_Given material_
····················

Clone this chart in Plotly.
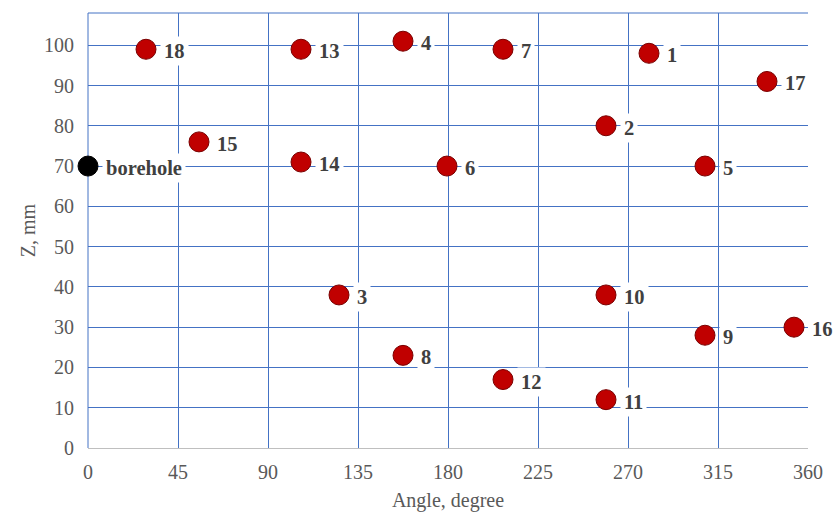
import plotly.graph_objects as go

labels = ["18", "13", "4", "7", "1", "17", "2", "15", "14", "6", "5",
          "3", "10", "9", "16", "8", "12", "11"]
angles = [29, 106.5, 157.5, 207.5, 280.5, 339.5, 259, 55.5, 106.5, 179.5, 308.5,
          125.5, 259, 308.5, 353, 157.5, 207.5, 259]
zvals = [99, 99, 101, 99, 98, 91, 80, 76, 71, 70, 70,
         38, 38, 28, 30, 23, 17, 12]

bh_label = "borehole"
bh_angle = [0]
bh_z = [70]

x_ticks = [0, 45, 90, 135, 180, 225, 270, 315, 360]
y_ticks = [0, 10, 20, 30, 40, 50, 60, 70, 80, 90, 100]

fig = go.Figure()
fig.add_trace(go.Scatter(
    x=angles, y=zvals, mode="markers",
    marker=dict(size=20, color="#C00000", line=dict(color="#7A0000", width=1)),
    showlegend=False, cliponaxis=False))
fig.add_trace(go.Scatter(
    x=bh_angle, y=bh_z, mode="markers",
    marker=dict(size=20, color="#000000", line=dict(color="#000000", width=1)),
    showlegend=False, cliponaxis=False))

lab_font = dict(family="Liberation Serif", size=20.5, color="#404040")
for t, a, z in zip(labels + [bh_label], angles + bh_angle, zvals + bh_z):
    fig.add_annotation(x=a, y=z, text="<b>%s</b>" % t, showarrow=False,
                       xanchor="left", yanchor="middle", xshift=14, yshift=-2,
                       bgcolor="white", borderpad=3, font=lab_font)

grid_col = "#4472C4"
tick_font = dict(family="Liberation Serif", size=20, color="#595959")
fig.update_xaxes(range=[0, 360], tickvals=x_ticks, showgrid=True, gridcolor=grid_col,
                 gridwidth=1, zeroline=False, showline=True, linecolor="#BFBFBF",
                 linewidth=1, ticks="", tickfont=tick_font, ticklabelstandoff=6,
                 title=dict(text="Angle, degree", font=tick_font, standoff=10))
fig.update_yaxes(range=[0, 108], tickvals=y_ticks, showgrid=True, gridcolor=grid_col,
                 gridwidth=1, zeroline=False, showline=False, ticks="",
                 tickfont=tick_font, ticklabelstandoff=13,
                 title=dict(text="Z, mm", font=tick_font, standoff=3))
fig.add_shape(type="line", xref="paper", yref="paper", x0=0, x1=1, y0=1, y1=1,
              line=dict(color=grid_col, width=1))
fig.add_shape(type="line", xref="paper", yref="paper", x0=0, x1=0, y0=0, y1=1,
              line=dict(color=grid_col, width=1), layer="below")

fig.update_layout(width=835, height=512, margin=dict(l=88, r=27, t=13, b=64, autoexpand=False),
                  plot_bgcolor="white", paper_bgcolor="white", hovermode=False)
fig.write_html("out.html", config={"displayModeBar": False},
               post_script="document.body.style.margin='0';")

····················

_The request_
Retype everything in the material word for word, minus pictures.

_Solution_
Clone this chart in Plotly.
import plotly.graph_objects as go

labels = ["18", "13", "4", "7", "1", "17", "2", "15", "14", "6", "5",
          "3", "10", "9", "16", "8", "12", "11"]
angles = [29, 106.5, 157.5, 207.5, 280.5, 339.5, 259, 55.5, 106.5, 179.5, 308.5,
          125.5, 259, 308.5, 353, 157.5, 207.5, 259]
zvals = [99, 99, 101, 99, 98, 91, 80, 76, 71, 70, 70,
         38, 38, 28, 30, 23, 17, 12]

bh_label = "borehole"
bh_angle = [0]
bh_z = [70]

x_ticks = [0, 45, 90, 135, 180, 225, 270, 315, 360]
y_ticks = [0, 10, 20, 30, 40, 50, 60, 70, 80, 90, 100]

fig = go.Figure()
fig.add_trace(go.Scatter(
    x=angles, y=zvals, mode="markers",
    marker=dict(size=20, color="#C00000", line=dict(color="#7A0000", width=1)),
    showlegend=False, cliponaxis=False))
fig.add_trace(go.Scatter(
    x=bh_angle, y=bh_z, mode="markers",
    marker=dict(size=20, color="#000000", line=dict(color="#000000", width=1)),
    showlegend=False, cliponaxis=False))

lab_font = dict(family="Liberation Serif", size=20.5, color="#404040")
for t, a, z in zip(labels + [bh_label], angles + bh_angle, zvals + bh_z):
    fig.add_annotation(x=a, y=z, text="<b>%s</b>" % t, showarrow=False,
                       xanchor="left", yanchor="middle", xshift=14, yshift=-2,
                       bgcolor="white", borderpad=3, font=lab_font)

grid_col = "#4472C4"
tick_font = dict(family="Liberation Serif", size=20, color="#595959")
fig.update_xaxes(range=[0, 360], tickvals=x_ticks, showgrid=True, gridcolor=grid_col,
                 gridwidth=1, zeroline=False, showline=True, linecolor="#BFBFBF",
                 linewidth=1, ticks="", tickfont=tick_font, ticklabelstandoff=6,
                 title=dict(text="Angle, degree", font=tick_font, standoff=10))
fig.update_yaxes(range=[0, 108], tickvals=y_ticks, showgrid=True, gridcolor=grid_col,
                 gridwidth=1, zeroline=False, showline=False, ticks="",
                 tickfont=tick_font, ticklabelstandoff=13,
                 title=dict(text="Z, mm", font=tick_font, standoff=3))
fig.add_shape(type="line", xref="paper", yref="paper", x0=0, x1=1, y0=1, y1=1,
              line=dict(color=grid_col, width=1))
fig.add_shape(type="line", xref="paper", yref="paper", x0=0, x1=0, y0=0, y1=1,
              line=dict(color=grid_col, width=1), layer="below")

fig.update_layout(width=835, height=512, margin=dict(l=88, r=27, t=13, b=64, autoexpand=False),
                  plot_bgcolor="white", paper_bgcolor="white", hovermode=False)
fig.write_html("out.html", config={"displayModeBar": False},
               post_script="document.body.style.margin='0';")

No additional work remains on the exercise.